方法2:その人の抱える事情や気持ちを想像する
自分に対して何か冷たい態度を取った人が居たとします。その時はその人に怒りや嫌悪を感じるでしょうが、もし「その人の子供が昨日突然亡くなった」という事実を知ったらどう感じるでしょうか?きっとその人への怒りの感情も無くなるはずです。このように、人は何か重い事情を抱えている人に対して怒りを持続することはできないのです。
そのため、自分がに対して冷たい態度を取った相手には、「きっと何か重い事情を抱えているのだろう」と考えると、怒りの気持ちや嫌悪感も薄らいでいくものです。または、「今頃あの人は自分への態度を反省して、謝りたいと思っているかもしれない。」と考えるのも良いでしょう。そう考えると、「あの人が気まずく感じないようにするためにも、自分から明るく挨拶をしてあげよう」ぐらいの心の余裕を持つことができます。
方法3:心の修行をさせてもらったと考える
どう考えても、その人の存在が自分にメリットをもたらしていない場合もあるかもしれませんし、事情など何もなく、ただ横暴で失礼なだけの人だったということもあるでしょう。そういう時には、多少強引な理由付けでも構わないので、「あの人がいたおかげで、かなり心が鍛えられたな」ぐらいに考えておけば良いでしょう。要するに、自分の心を納得させることができれば良いのです。
心情のコントロールなどしたくないという人は
そんな風に無理やり自分の気持ちを納得させる必要があるのか?そんなことは自分に嘘をついているということではないのか?自分の本当の気持ちはどうなるのか?と疑問に持つ人もいるかもしれません。
ですが、「心情のコントロールなんかしたくない!嫌いな人は無視して過ごしたい」というのはあまりにも子供っぽい考え方でしょう。大人はみんな本音と建前を使い分けて生きています。それをずるいことだと言う人も居ますが、この世の中の全員が本音で言いたいことを言い合っていたら世の中が滅茶苦茶になります。建前は人を傷つけないようにする気遣いなのです。
そもそも嫌いな人を無視したり失礼な態度を取って、本当に満足感を得られるのでしょうか?得られるのは、ほんの数秒間の爽快感だけです。ならば、嫌いな人とも適度な距離で良好な関係を築いた方が、ストレスも最小化できるのではないか、というのが私の考えです。
でも、世界に一人ぐらいは・・・
ここまで、心情よりも道義を優先すべきということを書いてきました。ですが、夫婦、恋人、兄弟、親友などの極めて近く対等な間柄では道義よりも心情を優先する関係の方がうまく行く”場合”もあります。要するに「正論よりも私の気持ちを大事にして!」ということを許し合う関係です。世の中にはこのような関係を望む人もいるのです。

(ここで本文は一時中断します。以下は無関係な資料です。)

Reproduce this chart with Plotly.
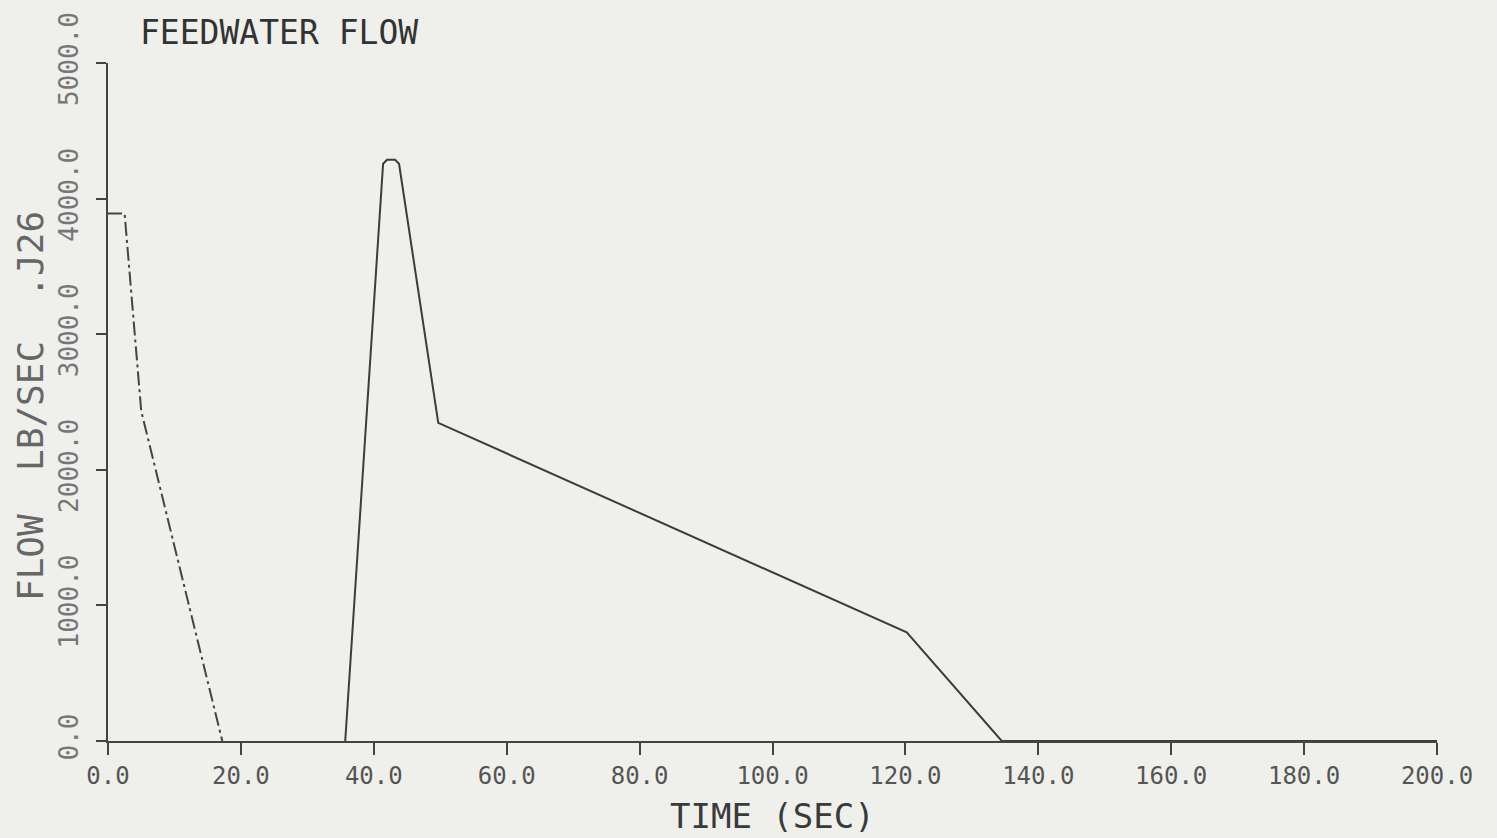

ただし、この関係は愛情や思いやりをお互いに持っていることが前提です。何故なら、「私が嫌だから」というような心情のために道義を捻じ曲げることを許していたら、いくらでも我儘を言うことができてしまいますが、片方だけしかそれを受け入れなかった場合、愛情や思いやりを一方的に搾取するだけの関係になるからです。そうなれば、その関係はいずれ必ず破綻します。
「私の気持ちを優先して!」と相手に要求するのであれば、相手の気持ちも常に優先して考えなくてはならないのです。「私の我儘を聞いて」と要求するのであれば、「あなたの我儘にも付き合います」という気持ちも同時に持っていなければならないのです。“心情を優先し合う関係”とは、それが出来なければ破綻してしまう極めて危うい関係とも言えます。
そのため、私は夫婦や兄弟であっても、心情よりも道義を優先して筋を通す関係の方が好ましいと考えています。ですが、どうしてもと望むのであれば、世界に一人ぐらいはそのような人が居てもいいのかもしれません。